I try to fish a different stream (or at least a different stretch) each time I go because these small streams are never stocked, and natural reproduction generally means fewer fish but better quality fish. No stocked trout can match the beauty of a native brook trout. A 5-inch native brookie is one of the most beautiful creatures on earth, so bright and colorful . . . Handle and release them with care and go after them again next year.
If I had to do only one kind of fishing each year, it would be for native Maine brook trout in a stream I can easily jump across (which isn’t so easy nowadays!). For me, a perfect day on the water consists of a morning or afternoon spent catching three or four fat brook trout, which I immediately guy and slide into a small cooler pack that is filled with crushed ice.

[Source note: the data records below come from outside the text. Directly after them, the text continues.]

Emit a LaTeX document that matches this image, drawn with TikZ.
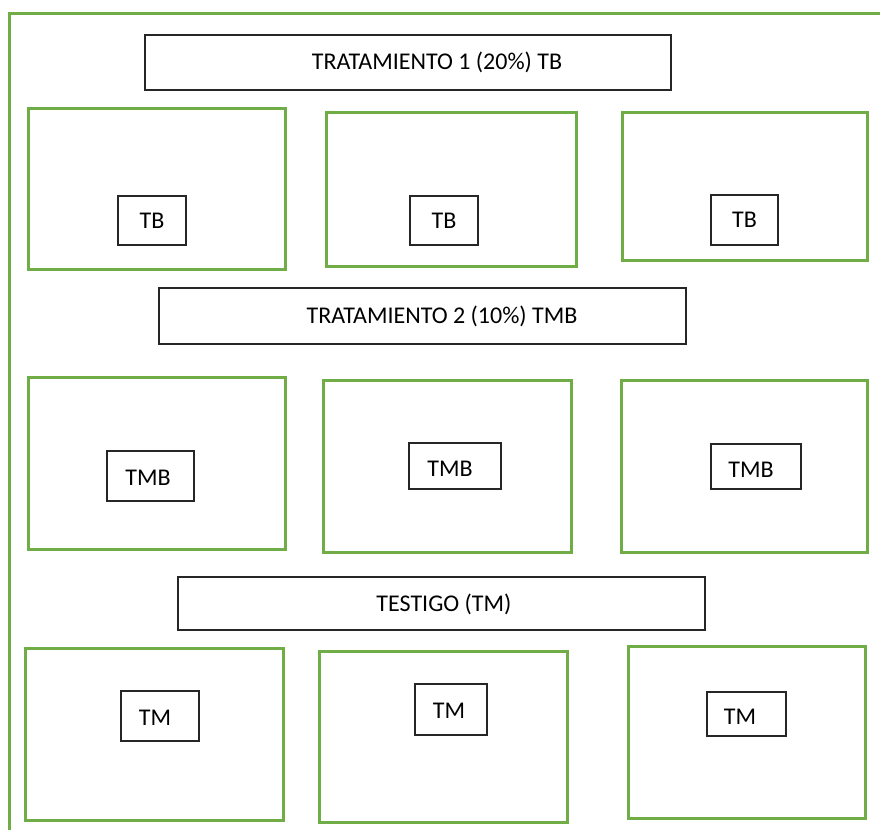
\documentclass[tikz,border=0pt]{standalone}
\usepackage{fontspec}
\setmainfont{Carlito}
\definecolor{grn}{HTML}{70AD47}
\definecolor{dk}{HTML}{262626}
\tikzset{
  gbox/.style={draw=grn,line width=3pt,inner sep=0pt,outer sep=0pt},
  kbox/.style={draw=dk,line width=1.8pt,inner sep=0pt,outer sep=0pt,font=\fontsize{24}{28}\selectfont,text=black},
  lbl/.style={inner sep=0pt,font=\fontsize{24}{28}\selectfont,text=black}
}
\begin{document}
\begin{tikzpicture}[x=1pt,y=-1pt]
\useasboundingbox (0,0) rectangle (880,830);
% outer frame (cropped)
\coordinate (fa) at (9,830);
\coordinate (fb) at (9,13);
\coordinate (fc) at (880,13);
\draw[grn,line width=3pt] (fa) -- (fb) -- (fc);
% titles
\node[kbox,minimum width=526pt,minimum height=55pt] (t1) at (408,62.5) {};
\node[lbl] (t1l) at (437,62) {TRATAMIENTO 1 (20\%) TB};
\node[kbox,minimum width=527pt,minimum height=56pt] (t2) at (422.5,316) {};
\node[lbl] (t2l) at (442,316) {TRATAMIENTO 2 (10\%) TMB};
\node[kbox,minimum width=527pt,minimum height=53pt] (t3) at (441.5,603.5) {};
\node[lbl] (t3l) at (444,604) {TESTIGO (TM)};
% row 1
\node[gbox,minimum width=257pt,minimum height=161pt] (a1) at (156.5,188.5) {};
\node[gbox,minimum width=250pt,minimum height=154pt] (b1) at (451,189) {};
\node[gbox,minimum width=245pt,minimum height=148pt] (c1) at (744.5,186) {};
\node[kbox,minimum width=68pt,minimum height=49pt,text depth=-2pt] (ia1) at (152,220.5) {TB};
\node[kbox,minimum width=68pt,minimum height=49pt,text depth=-2pt] (ib1) at (444,220.5) {TB};
\node[kbox,minimum width=67pt,minimum height=50pt,text depth=-2pt] (ic1) at (744.5,220) {TB};
% row 2
\node[gbox,minimum width=257pt,minimum height=172pt] (a2) at (156.5,463) {};
\node[gbox,minimum width=248pt,minimum height=172pt] (b2) at (447,466) {};
\node[gbox,minimum width=246pt,minimum height=172pt] (c2) at (744,466) {};
\node[kbox,minimum width=87pt,minimum height=50pt] (ia2) at (150.5,476) {};
\node[lbl] (ia2l) at (148,478) {TMB};
\node[kbox,minimum width=92pt,minimum height=46pt] (ib2) at (455,466) {};
\node[lbl] (ib2l) at (450,469) {TMB};
\node[kbox,minimum width=90pt,minimum height=45pt] (ic2) at (756,466.5) {};
\node[lbl] (ic2l) at (751,470) {TMB};
% row 3
\node[gbox,minimum width=258pt,minimum height=172pt] (a3) at (154,734) {};
\node[gbox,minimum width=248pt,minimum height=171pt] (b3) at (443,736.5) {};
\node[gbox,minimum width=237pt,minimum height=172pt] (c3) at (746.5,732) {};
\node[kbox,minimum width=78pt,minimum height=50pt] (ia3) at (160,716) {};
\node[lbl] (ia3l) at (155,718) {TM};
\node[kbox,minimum width=72pt,minimum height=51pt] (ib3) at (451,709.5) {};
\node[lbl] (ib3l) at (449,711) {TM};
\node[kbox,minimum width=79pt,minimum height=44pt] (ic3) at (746.5,714) {};
\node[lbl] (ic3l) at (740,717) {TM};
\end{tikzpicture}
\end{document}
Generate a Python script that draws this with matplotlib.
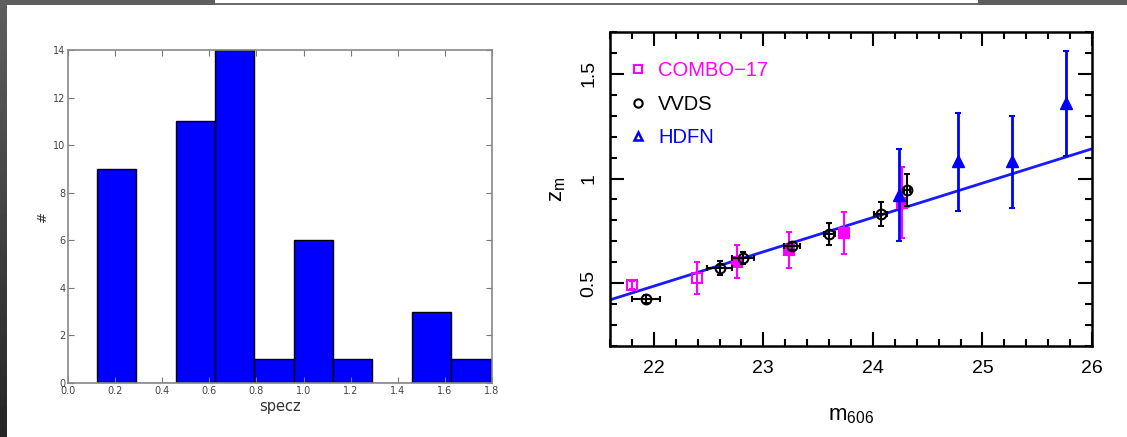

When the last fish takes the bait, I clean him and toss him into the cooler, and then I get ready for a streamside feast!
First I’ll get my pocket stove out and boil some water for tea. With cup in hand, I’ll get the rest of my meal ready. I may bring along some bacon or salt pork, which I’ll get sizzling in the pan while I prepare some canned potatoes, home fries or fiddleheads. Next, I’ll dip the trout in a plastic bag filled with flour, salt and pepper, and fry them quickly in the bacon or pork drippings. All of this can be done in about 15 minutes. I’ll find a convenient mossy log to sit on, fire up another cup of tea and enjoy a meal that simply can’t be beat.
Talk about perfect conditions. Now’s the time to go, and any small brook in central Maine will provide a nice “shore lunch” for you, too!